The Editor, Sir:
The recent revelation that Ambassador Seymour Mullings was being paid $4 million annually as a consultant has been described by PNP members as an attack on Mr. Mullings' character.
I ascribe no blame to Ambassador Mullings because as the report showed it wasn't he who wrote to the Betting, Gaming and Lotteries Commission ordering them to pay him a salary.
The ordinary civil servant retires at 60/65 years and has to survive on the pension paid plus whatever other method they have devised to support themselves. Ambassador Mullings served as minister for several years in different ministries, and served as an ambassador. Doesn't he get a pension like everyone else? Why is it that what is good for the goose is not good for the gander? Aren't politicians required to be prudent and save for a rainy day like all of us?

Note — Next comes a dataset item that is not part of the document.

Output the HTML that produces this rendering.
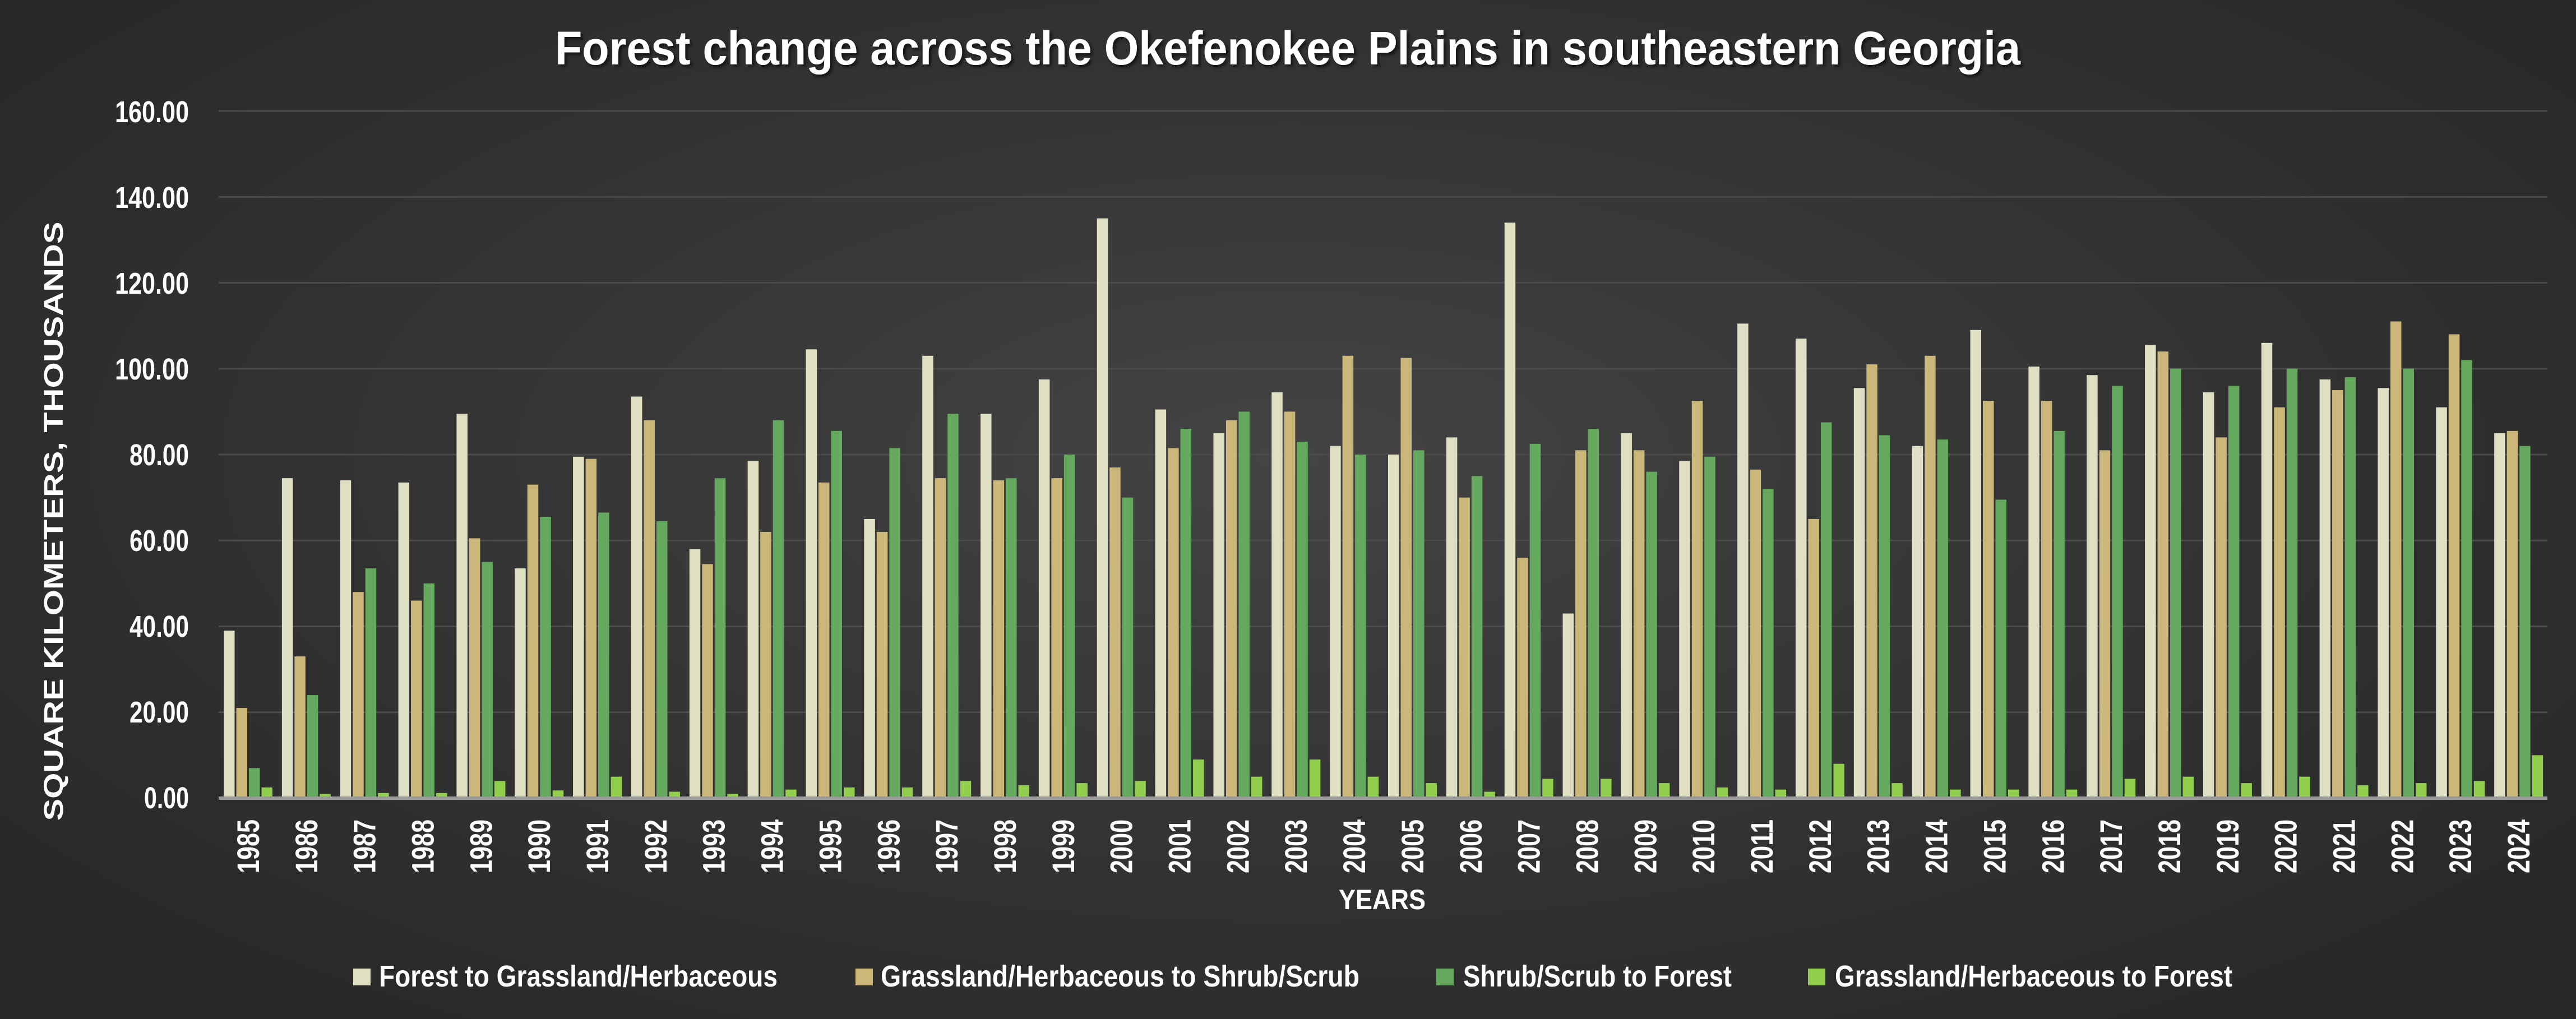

I am not discrediting the contribution made by politicians to this country and I think they should retire with the knowledge that they can pay their bills and "eat a food" like everyone else. But why can't the rules be consistent?
My second point has to do with the presence of politicians in communities when there is violence. Up to July of this year there were hundreds murdered. These were 'ordinary' Jamaicans. As soon as Mrs. Simpson Miller "fly di gate" every person who was murdered was either a JLP supporter or a PNP supporter. Politicians filled our television screens posturing about their supporter being murdered. They were in every community.
A week or two after September 3, the murdered were normal people again. The politicians disappeared. What about the hundreds murdered since then? I was reminded of this when I saw Mrs. Henry Wilson on the news in her constituency one night last week after a shooting and initially thought that the tide was changing. Then I remembered. Local government elections had been set for December 5 and I thought - "Here we go again!"
Stop trying to pull wool over our eyes. We can think for ourselves and we are seeing right through the hypocrisy and the posturing.